Died 3,600 years ago: the skeleton of a young man who became a victim of a tsunami found in Turkey
An international team of researchers has found and excavated the remains of a young man killed approximately 3,600 years ago by a tsunami created by the eruption of Thera—a volcano located on what is now the island of Santorini.
In their paper published in Proceedings of the National Academy of Sciences, the group describes how the remains were found and how they were identified as belonging to a victim of the Thera tsunami.
Prior research has shown that the eruption of Thera was a major event—so powerful that it has been blamed for the decline of the Minoan civilization on the island of Crete.
Prior research has also shown that the eruption occurred sometime during the 1500s to 1600s B.C.
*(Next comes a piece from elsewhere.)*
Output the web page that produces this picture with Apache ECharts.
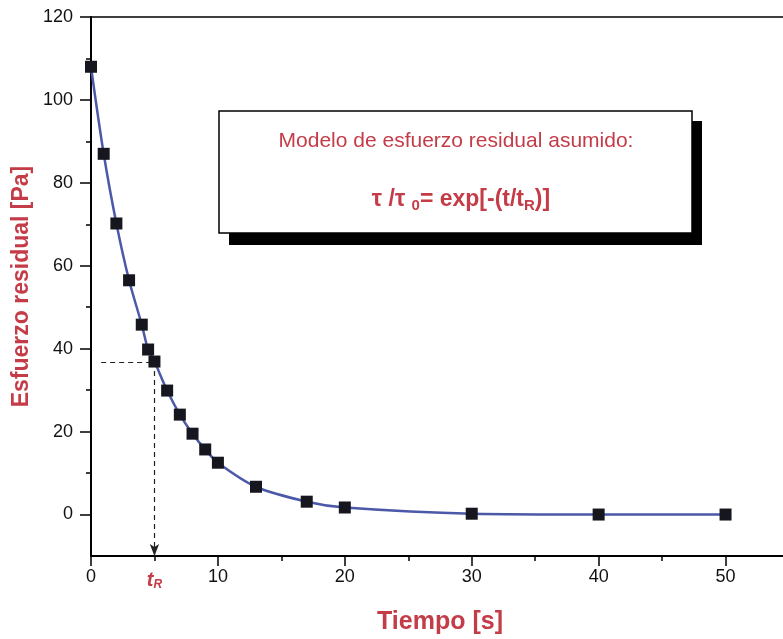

Santorini is located in the eastern Mediterranean, north of Crete, between southern Greece and southern Turkey. And while evidence of the ash that fell from the skies in areas all around the eruption site has been plentiful, there has been scant evidence of the tsunami.
This is because tsunamis tend to pull debris and bodies back into the sea, rather than leave covered evidence onshore. And because of that, the remains of the victims of the Thera tsunami have never been found—not one single body—until now.
The remains of the young man were found at a dig site known as Çeşme-Bağlararası. It sits along a shoreline on Çeşme Bay in western Turkey.
The dig site has been yielding Late Bronze Age artefacts for several years but it was only recently that the digging uncovered evidence of a tsunami—layers of ash and debris that were prevented from being washed back into the sea by a retaining wall.
In addition to the remains of the young man, the researchers also found the remains of a dog.
The evidence also showed that the area had been struck by several tsunamis related to the Thera eruption. Radiocarbon dating of materials surrounding the remains showed them to be from a time no earlier than 1612 BC.
The researchers also found damaged walls, rubble, sediment and ash, all evidence of multiple tsunamis. They also found evidence of what they describe as misshapen pits—likely created by people looking for victims shortly after the tsunamis struck.
The remains of the young man were found pushed up against a retaining wall, positioned in a way familiar to those who have worked on tsunami search efforts in modern times.